The House of Commons has rejected a proposal from the Lords to retain the pensions triple lock model for the 2022-23 financial year.
The UK government first took the decision following an anomaly in average earning growth figures after the lockdowns, which surged to more than 8%.
Under the system, pensions are increased every year by inflation, average earnings or 2.5%, whichever is highest, but the unusual earnings figure could have cost the Treasury billions.
As a result, the government decided to suspend the triple lock for the next financial year, and replace it with a ‘double lock’ which takes the earnings component out, meaning that British pensioners will receive a 3.1% boost instead.
This will see the basic state pension increase by £4.25 a week to £141.85, and the flat-rate state pension by £5.55 to £185.15 a week.
Such a move is expected to save the chancellor around £5bn ($6.7bn, €5.8bn) a year.
Some worry, however, that the increase may not be enough to keep up with rising inflation which is forecast to hit 4% and reduce retirees’ spending power as a result.

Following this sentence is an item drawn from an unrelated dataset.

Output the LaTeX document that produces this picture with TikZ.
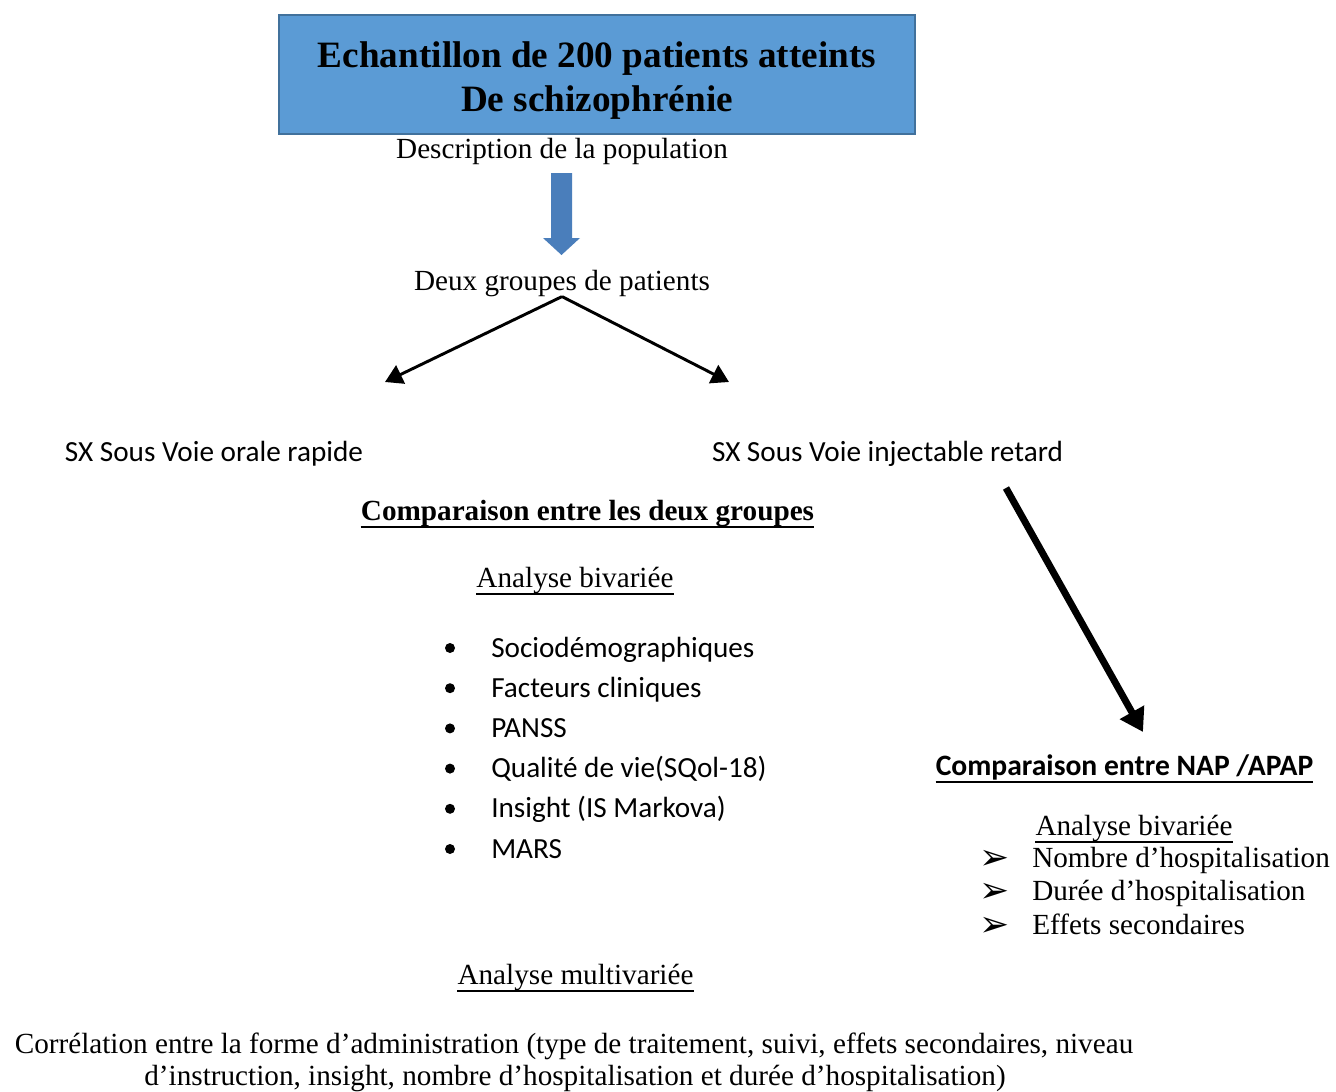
\documentclass[tikz,border=0pt]{standalone}
\usepackage{fontspec}
\setmainfont{Liberation Serif}
\newfontfamily\calib{Carlito}
\newfontfamily\djv{DejaVu Sans}
\usetikzlibrary{arrows.meta,positioning}
\definecolor{boxblue}{HTML}{5B9BD5}
\definecolor{boxedge}{HTML}{41719C}
\definecolor{arrblue}{HTML}{4A7EBB}

\begin{document}
\begin{tikzpicture}[x=0.75pt,y=-0.75pt,
  txt/.style={inner sep=0pt,anchor=base,font=\fontsize{21.9}{26}\selectfont},
  sans/.style={txt,font=\fontsize{21.9}{26}\selectfont\calib},
  titlebox/.style={draw=boxedge,fill=boxblue,line width=1.5pt,inner sep=0pt,
    minimum width=477pt,minimum height=89pt,align=center,
    font=\bfseries\fontsize{27.9}{33}\selectfont},
  dotmark/.style={circle,fill,inner sep=0pt,minimum size=7.5pt},
  thinarr/.style={line width=2.2pt,-{Triangle[length=13pt,width=15pt]}},
  bigarr/.style={line width=5.2pt,-{Triangle[length=17pt,width=20pt]}},
  uline/.style={line width=1.6pt}]

\fill[white] (0,0) rectangle (1336,1091);

\node[titlebox] (title) at (597,74.5) {\rule{0pt}{28pt}Echantillon de 200 patients atteints\\De schizophrénie};
\node[txt] (desc) at (562,158) {Description de la population};
\fill[arrblue] (551,173) -- (572,173) -- (572,238) -- (580,238) -- (561.5,255)
  -- (543,238) -- (551,238) -- cycle;
\node[txt] (grp) at (562,290) {Deux groupes de patients};

\coordinate (lend) at (385,382);
\coordinate (rend) at (729,382);
\draw[thinarr] (grp.south) -- (lend);
\draw[thinarr] (grp.south) -- (rend);

\node[sans] (oral) at (214,461) {SX Sous Voie orale rapide};
\node[sans] (inj) at (887.5,461) {SX Sous Voie injectable retard};

\node[txt,font=\bfseries\fontsize{21.9}{26}\selectfont] (cmp) at (587.5,520) {Comparaison entre les deux groupes};
\node[txt] (biv1) at (575,587) {Analyse bivariée};

\foreach \i / \element in {1/{Sociodémographiques},2/{Facteurs cliniques},3/{PANSS},
    4/{Qualité de vie(SQol-18)},5/{Insight (IS Markova)},6/{MARS}} {
  \node[dotmark] (dot\i) at (450,{648+40.2*(\i-1)}) {};
  \node[sans,anchor=base west] (item\i) at (491,{657+40.2*(\i-1)}) {\element};
}

\coordinate (bstart) at (1006,488);
\coordinate (bend) at (1143,732);
\draw[bigarr] (bstart) -- (bend);

\node[sans,font=\bfseries\fontsize{22.2}{26}\selectfont\calib] (nap) at (1124.5,775) {Comparaison entre NAP /APAP};
\node[txt] (biv2) at (1134,835) {Analyse bivariée};

\foreach \i / \element in {1/{Nombre d’hospitalisation},2/{Durée d’hospitalisation},3/{Effets secondaires}} {
  \node[txt,font=\fontsize{27}{30}\selectfont\djv] (tip\i) at (995,{869+33.5*(\i-1)}) {➢};
  \node[txt,anchor=base west] (out\i) at (1032,{867+33.5*(\i-1)}) {\element};
}

\node[txt] (multi) at (575.5,984) {Analyse multivariée};
\node[txt] (corr1) at (574,1053) {Corrélation entre la forme d’administration (type de traitement, suivi, effets secondaires, niveau};
\node[txt] (corr2) at (575,1085) {d’instruction, insight, nombre d’hospitalisation et durée d’hospitalisation)};

\foreach \n in {cmp,biv1,nap,biv2,multi}
  \draw[uline] ([yshift=-5pt]\n.base west) -- ([yshift=-5pt]\n.base east);

\end{tikzpicture}
\end{document}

‘Reliable alternative’ not possible
Tom Selby, head of retirement policy at AJ Bell, said: “The decision to row back on a clear manifesto commitment that hits pensioners in the pocket will not have been taken lightly by the chancellor and the prime minister, so it is no surprise to see the government standing firm in the face of opposition from the House of Lords.
“The fact inflation is expected to run hot over the next 12 months has added fuel to the fire, with next year’s planned 3.1% rise in the state pension likely to feel like a real term cut if prices increase by 4% or more.
“The Lords want the government to retain the earnings element of the triple-lock but explore using an alternative measure that flattens the post-lockdown spike we have seen in 2021.
“Some have argued this could involve stripping out the impact of covid on wages or using a smoothed earnings measure rather than the figure for the three months to July, when average earnings jumped by an eye-watering 8.3% as the UK economy opened up.
“However, pensions minister Guy Opperman said it would not be possible to produce a reliable alternative earnings measure.
“What’s more, even a small extra increase in next year’s planned state pension would leave the chancellor with a sizeable hole in his spending plans. Every 1 percentage point increase in the state pension adds around £900m to its cost – money which would likely have to be found from elsewhere.”